■ To do ■
Copy out each line below that has the word "Generate" in it.

■ Exercise data ■
---*---

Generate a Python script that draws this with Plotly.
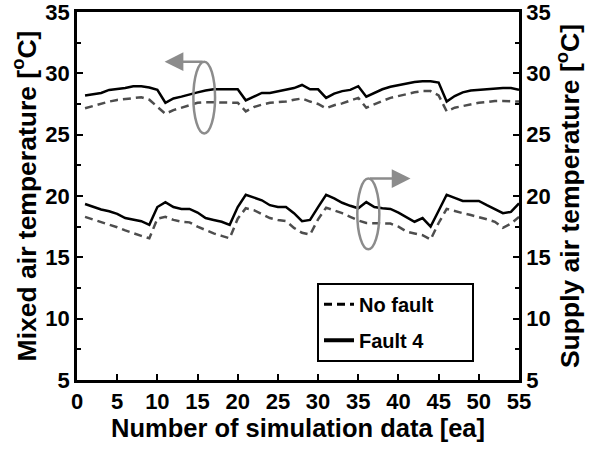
import plotly.graph_objects as go

sample_no = list(range(1, 56))

mixed_fault = [28.2, 28.3, 28.4, 28.65, 28.7, 28.8, 28.95, 28.95, 28.85, 28.65,
               27.6, 27.95, 28.1, 28.3, 28.45, 28.6, 28.7, 28.7, 28.7, 28.7,
               27.8, 28.1, 28.4, 28.4, 28.55, 28.7, 28.8, 29.05, 28.7, 28.7,
               28.0, 28.35, 28.55, 28.65, 28.95, 28.1, 28.4, 28.7, 28.9, 29.05,
               29.2, 29.3, 29.35, 29.35, 29.25, 27.7, 28.15, 28.45, 28.6, 28.65,
               28.7, 28.8, 28.8, 28.8, 28.65]
mixed_nofault = [27.15, 27.35, 27.55, 27.7, 27.83, 27.9, 27.95, 28.05, 27.85, 27.3,
                 26.7, 27.0, 27.2, 27.45, 27.6, 27.65, 27.65, 27.65, 27.65, 27.6,
                 26.9, 27.25, 27.45, 27.6, 27.65, 27.7, 27.85, 27.95, 27.7, 27.5,
                 27.15, 27.4, 27.55, 27.75, 28.0, 27.2, 27.5, 27.75, 28.0, 28.15,
                 28.35, 28.45, 28.55, 28.55, 28.2, 26.9, 27.2, 27.35, 27.5, 27.6,
                 27.65, 27.75, 27.75, 27.75, 27.7]
supply_fault = [19.35, 19.1, 18.9, 18.75, 18.55, 18.2, 18.1, 17.95, 17.65, 19.1,
                19.5, 19.1, 18.95, 18.95, 18.65, 18.2, 18.05, 17.9, 17.65, 19.1,
                20.1, 19.9, 19.65, 19.25, 19.1, 19.1, 18.6, 17.95, 18.05, 19.1,
                20.1, 19.8, 19.45, 19.2, 19.0, 19.5, 19.1, 19.0, 18.95, 18.65,
                18.3, 17.9, 18.2, 17.5, 18.8, 20.1, 19.85, 19.6, 19.6, 19.6,
                19.25, 18.95, 18.6, 18.7, 19.4]
supply_nofault = [18.3, 18.1, 17.9, 17.7, 17.45, 17.2, 16.95, 16.75, 16.55, 18.15,
                  18.3, 18.05, 17.9, 17.85, 17.5, 17.2, 16.95, 16.75, 16.55, 18.15,
                  19.0, 18.85, 18.55, 18.2, 18.05, 17.95, 17.4, 17.0, 16.85, 18.1,
                  19.05, 18.85, 18.6, 18.3, 18.0, 17.8, 17.8, 17.8, 17.75, 17.5,
                  17.1, 16.95, 16.8, 16.45, 17.8, 18.95, 18.75, 18.6, 18.45, 18.3,
                  18.1, 17.9, 17.4, 17.75, 18.3]

x_ticks = [0, 5, 10, 15, 20, 25, 30, 35, 40, 45, 50, 55]
y_ticks = [5, 10, 15, 20, 25, 30, 35]

DASH_COL = "#4d4d4d"
GRAY = "#8c8c8c"
FONT = "Liberation Sans, Arial, sans-serif"
DASH = "8px,5px"
PAD = "\u00a0" * 6

fig = go.Figure()
fig.add_trace(go.Scatter(x=sample_no, y=mixed_nofault, mode="lines",
                         line=dict(color=DASH_COL, width=2.5, dash=DASH),
                         showlegend=False, yaxis="y"))
fig.add_trace(go.Scatter(x=sample_no, y=mixed_fault, mode="lines",
                         line=dict(color="black", width=2.5),
                         showlegend=False, yaxis="y"))
fig.add_trace(go.Scatter(x=sample_no, y=supply_nofault, mode="lines",
                         line=dict(color=DASH_COL, width=2.5, dash=DASH),
                         showlegend=False, yaxis="y2"))
fig.add_trace(go.Scatter(x=sample_no, y=supply_fault, mode="lines",
                         line=dict(color="black", width=2.5),
                         showlegend=False, yaxis="y2"))
# legend entries
fig.add_trace(go.Scatter(x=[None], y=[None], mode="lines", name="No fault" + PAD,
                         line=dict(color="black", width=3, dash=DASH),
                         legendgroup="a"))
fig.add_trace(go.Scatter(x=[None], y=[None], mode="lines", name="Fault 4" + PAD,
                         line=dict(color="black", width=4),
                         legendgroup="b"))

axis_common = dict(showline=True, linecolor="black", linewidth=2.5,
                   ticks="inside", tickcolor="black", tickwidth=2, ticklen=6,
                   showgrid=False, zeroline=False, automargin=False,
                   ticklabeloverflow="allow",
                   tickfont=dict(size=22, family=FONT, color="black", weight="bold"))
x_title_font = dict(size=25.5, family=FONT, color="black", weight="bold")
y_title_font = dict(size=26.5, family=FONT, color="black", weight="bold")
minor_ticks = dict(dtick=2.5, tick0=5, ticks="inside", ticklen=4, tickwidth=2, tickcolor="black")

fig.update_layout(
    width=598, height=451,
    margin=dict(l=77, r=79, t=12, b=71, autoexpand=False),
    paper_bgcolor="white", plot_bgcolor="white",
    font=dict(family=FONT, size=20, color="black", weight="bold"),
    xaxis=dict(range=[0, 55], tickvals=x_ticks, mirror=True,
               title=dict(text="Number of simulation data [ea]", standoff=4, font=x_title_font),
               **axis_common),
    yaxis=dict(range=[5, 35], tickvals=y_ticks, mirror=True, minor=minor_ticks,
               title=dict(text="Mixed air temperature [<sup>o</sup>C]", standoff=2, font=y_title_font),
               **axis_common),
    yaxis2=dict(range=[5, 35], tickvals=y_ticks, overlaying="y", side="right",
                minor=minor_ticks,
                title=dict(text="Supply air temperature [<sup>o</sup>C]", standoff=2, font=y_title_font),
                **axis_common),
    legend=dict(x=0.543, y=0.264, xanchor="left", yanchor="top",
                bordercolor="black", borderwidth=2, bgcolor="white",
                tracegroupgap=7,
                font=dict(size=20, family=FONT, color="black", weight="bold")),
)

# ellipses and arrows indicating the axis of each group
fig.add_shape(type="circle", xref="x", yref="y", x0=14.48, x1=17.18, y0=25.1, y1=30.95,
              line=dict(color=GRAY, width=2.5))
fig.add_shape(type="circle", xref="x", yref="y", x0=34.88, x1=37.62, y0=15.66, y1=21.42,
              line=dict(color=GRAY, width=2.5))
fig.add_annotation(x=10.9, y=30.95, ax=15.83, ay=30.95, xref="x", yref="y",
                   axref="x", ayref="y", text="", showarrow=True, arrowhead=2,
                   arrowsize=1.5, arrowwidth=2.5, arrowcolor=GRAY)
fig.add_annotation(x=41.5, y=21.42, ax=36.25, ay=21.42, xref="x", yref="y",
                   axref="x", ayref="y", text="", showarrow=True, arrowhead=2,
                   arrowsize=1.5, arrowwidth=2.5, arrowcolor=GRAY)

fig.write_html(
    "out.html",
    config={"displayModeBar": False},
    post_script="document.body.style.margin='0';document.body.style.overflow='hidden';",
)
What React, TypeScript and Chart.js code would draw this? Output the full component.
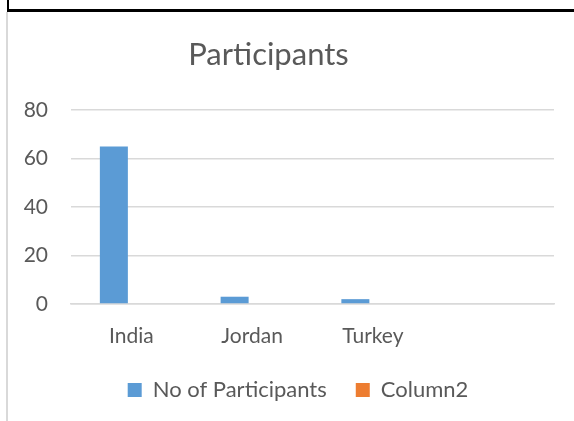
import React, { useEffect, useRef } from "react";
import { Chart, registerables } from "chart.js";

Chart.register(...registerables);

const titleText = "Participants";
const categories = ["India", "Jordan", "Turkey", ""];
const participants = [65, 3, 2, null];
const column2: (number | null)[] = [null, null, null, null];
const yTicks = [0, 20, 40, 60, 80];

const TEXT = "#595959";

const titlePlugin = {
  id: "customTitle",
  afterLayout(chart: any) {
    // shift the legend so that it is centred like the reference
    if (chart.legend) {
      chart.legend.left += 21;
      chart.legend.right += 21;
    }
  },
  afterDraw(chart: any) {
    const ctx = chart.ctx;
    ctx.save();
    ctx.font = "31px Lato";
    ctx.fillStyle = TEXT;
    ctx.textAlign = "center";
    ctx.textBaseline = "alphabetic";
    ctx.fillText(titleText, 268.5, 65);
    ctx.restore();
  },
};

export default function App() {
  const ref = useRef<HTMLCanvasElement | null>(null);

  useEffect(() => {
    if (!ref.current) return;
    Chart.defaults.font.family = "Lato";
    const chart = new Chart(ref.current, {
      type: "bar",
      data: {
        labels: categories,
        datasets: [
          {
            label: "No of Participants",
            data: participants,
            backgroundColor: "#5B9BD5",
            categoryPercentage: 0.58,
            barPercentage: 0.8,
          },
          {
            label: "Column2",
            data: column2,
            backgroundColor: "#ED7D31",
            categoryPercentage: 0.58,
            barPercentage: 0.8,
          },
        ],
      },
      options: {
        animation: false,
        responsive: true,
        maintainAspectRatio: false,
        devicePixelRatio: 1,
        layout: { padding: { top: 110, left: 0, right: 20, bottom: 10 } },
        plugins: {
          title: { display: false },
          tooltip: { enabled: false },
          legend: {
            position: "bottom",
            labels: {
              color: TEXT,
              font: { size: 22 },
              boxWidth: 14,
              boxHeight: 14,
              padding: 29,
            },
          },
        },
        scales: {
          x: {
            grid: { display: false, drawTicks: false },
            border: { display: true, color: "#D9D9D9", width: 1.5 },
            ticks: { color: TEXT, font: { size: 21 }, padding: 20 },
            afterFit: (s: any) => {
              s.height = 46;
            },
          },
          y: {
            min: 0,
            max: 80,
            afterBuildTicks: (s: any) => {
              s.ticks = yTicks.map((v) => ({ value: v }));
            },
            grid: { color: "#D9D9D9", lineWidth: 1.5, drawTicks: false },
            border: { display: false },
            ticks: { color: TEXT, font: { size: 21 }, padding: 23 },
            afterFit: (s: any) => {
              s.width = 71;
            },
          },
        },
      },
      plugins: [titlePlugin],
    });
    return () => chart.destroy();
  }, []);

  return (
    <div style={{ position: "fixed", left: 0, top: 0, width: 574, height: 421, background: "#fff" }}>
      <canvas ref={ref} />
      <div style={{ position: "absolute", left: 7, top: 9, width: 567, height: 3, background: "#000" }} />
      <div style={{ position: "absolute", left: 7, top: 0, width: 2, height: 12, background: "#000" }} />
      <div style={{ position: "absolute", left: 6, top: 12, width: 2, height: 409, background: "#D9D9D9" }} />
    </div>
  );
}
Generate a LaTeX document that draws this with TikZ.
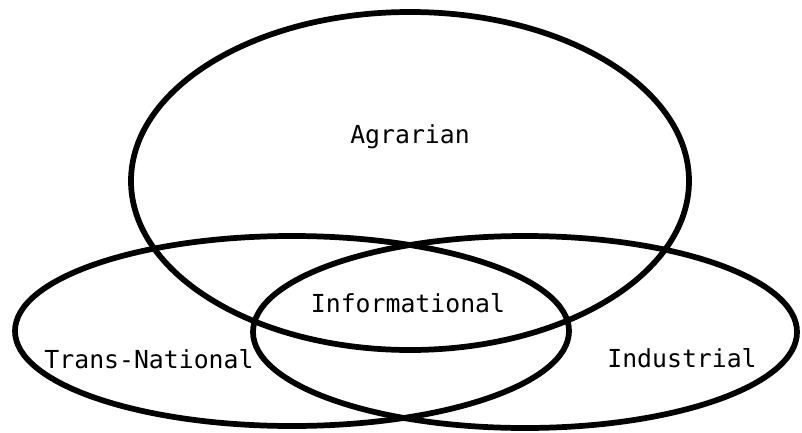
\documentclass[tikz,border=0pt]{standalone}
\usepackage{fontspec}
\setmonofont{DejaVu Sans Mono}
\begin{document}
\begin{tikzpicture}[x=0.75pt,y=-0.75pt,
  ring/.style={draw=black,line width=4.3pt},
  lbl/.style={font=\ttfamily\fontsize{18.6}{21}\selectfont,inner sep=0pt,anchor=base}]
\useasboundingbox (0,0) rectangle (802,432);
\draw[ring] (410,181) ellipse [x radius=279,y radius=169];
\draw[ring] (292,331) ellipse [x radius=277,y radius=95];
\draw[ring] (525,332) ellipse [x radius=272,y radius=96];
\node[lbl] (agr) at (410,143) {Agrarian};
\node[lbl] (inf) at (408,312) {Informational};
\node[lbl] (tn) at (149,368) {Trans-National};
\node[lbl] (ind) at (682,367) {Industrial};
\end{tikzpicture}
\end{document}
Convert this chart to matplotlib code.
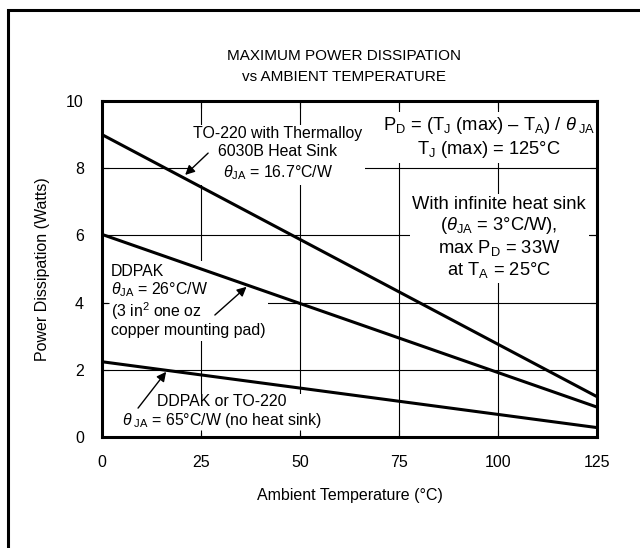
import numpy as np
import matplotlib.pyplot as plt
from matplotlib.patches import Rectangle

plt.rcParams['font.family'] = ['Liberation Sans', 'DejaVu Sans']
plt.rcParams['mathtext.fontset'] = 'custom'
plt.rcParams['mathtext.rm'] = 'Liberation Sans'
plt.rcParams['mathtext.it'] = 'Liberation Sans:italic'

# Curvas de dissipação
temp = [0, 125]
p_heatsink = [9.0, 1.2]      # TO-220 com dissipador Thermalloy
p_ddpak = [6.03, 0.89]       # DDPAK com ilha de cobre
p_noheatsink = [2.24, 0.28]  # DDPAK ou TO-220 sem dissipador

x_ticks = [0, 25, 50, 75, 100, 125]
y_ticks = [0, 2, 4, 6, 8, 10]

fig = plt.figure(figsize=(6.4, 5.48), dpi=100)
ax = fig.add_axes([102/640, 1 - 437/548, 495/640, 336/548])

# Moldura externa
fig.add_artist(Rectangle((7.5/640, -0.1), 1.2, 1.1 - 9.5/548, transform=fig.transFigure,
                         fill=False, lw=2.2, ec='black', clip_on=False))

# Grade desenhada por baixo dos textos
for xv in x_ticks[1:-1]:
    ax.axvline(xv, color='black', lw=0.8, zorder=0.5)
for yv in y_ticks[1:-1]:
    ax.axhline(yv, color='black', lw=0.8, zorder=0.5)

for p in (p_heatsink, p_ddpak, p_noheatsink):
    ax.plot(temp, p, color='black', lw=2.2, solid_capstyle='butt', zorder=2.2, clip_on=False)

ax.set_xlim(0, 125)
ax.set_ylim(0, 10)
ax.set_xticks(x_ticks)
ax.set_yticks(y_ticks)
ax.set_axisbelow(False)
ax.tick_params(direction='in', length=5, width=0.8, top=True, right=True,
               labelsize=11.5, pad=13)
for s in ax.spines.values():
    s.set_linewidth(2.2)
    s.set_zorder(3)

ax.set_xlabel('Ambient Temperature (°C)', fontsize=11.5, labelpad=13)
ax.set_ylabel('Power Dissipation (Watts)', fontsize=11.5, labelpad=12)
fig.text(344/640, 1 - 66.5/548, 'MAXIMUM POWER DISSIPATION\nvs AMBIENT TEMPERATURE',
         ha='center', va='center', fontsize=11, linespacing=1.6)

box = dict(facecolor='white', edgecolor='none', pad=2)
fs = 11.4
fs_big = 13.2

ax.text(44.4, 8.42, 'TO-220 with Thermalloy\n6030B Heat Sink\n$\\theta_{\\rm JA}$ = 16.7°C/W',
        ha='center', va='center', fontsize=fs, linespacing=1.25, bbox=box, zorder=2)
ax.text(97.7, 8.91, 'P$_{\\rm D}$ = (T$_{\\rm J}$ (max) – T$_{\\rm A}$) / $\\theta_{\\rm\\ JA}$\nT$_{\\rm J}$ (max) = 125°C',
        ha='center', va='center', fontsize=fs_big, linespacing=1.2, bbox=box, zorder=2)
ax.text(100.3, 5.92, 'With infinite heat sink\n($\\theta_{\\rm JA}$ = 3°C/W),\nmax P$_{\\rm D}$ = 33W\nat T$_{\\rm A}$ = 25°C',
        ha='center', va='center', fontsize=fs_big, linespacing=1.15, bbox=box, zorder=2)
ax.text(2.2, 4.05, 'DDPAK\n$\\theta_{\\rm JA}$ = 26°C/W\n(3 in$^2$ one oz\ncopper mounting pad)',
        ha='left', va='center', fontsize=fs, linespacing=1.1, bbox=box, zorder=2)
ax.text(30.3, 0.74, 'DDPAK or TO-220\n$\\theta_{\\rm\\ JA}$ = 65°C/W (no heat sink)',
        ha='center', va='center', fontsize=fs, linespacing=1.1, bbox=box, zorder=2)

arrow = dict(arrowstyle='-|>', color='black', lw=1, mutation_scale=14, shrinkA=0, shrinkB=0)
ax.annotate('', xy=(21.0, 7.8), xytext=(26.8, 8.45), arrowprops=arrow, zorder=2.3)
ax.annotate('', xy=(36.5, 4.47), xytext=(28.5, 3.63), arrowprops=arrow, zorder=2.3)
ax.annotate('', xy=(16.2, 1.94), xytext=(9.1, 0.86), arrowprops=arrow, zorder=2.3)

fig.savefig('out.png', dpi=100)
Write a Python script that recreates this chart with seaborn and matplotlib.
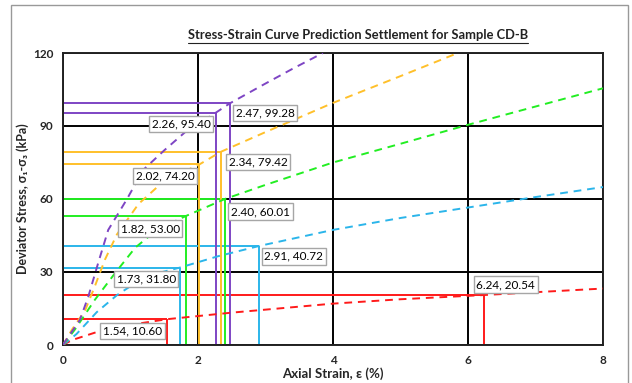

---*---

■ Response for this exercise ■
Generate a Python script that draws this with Plotly.
Generate a LaTeX document that draws this with TikZ.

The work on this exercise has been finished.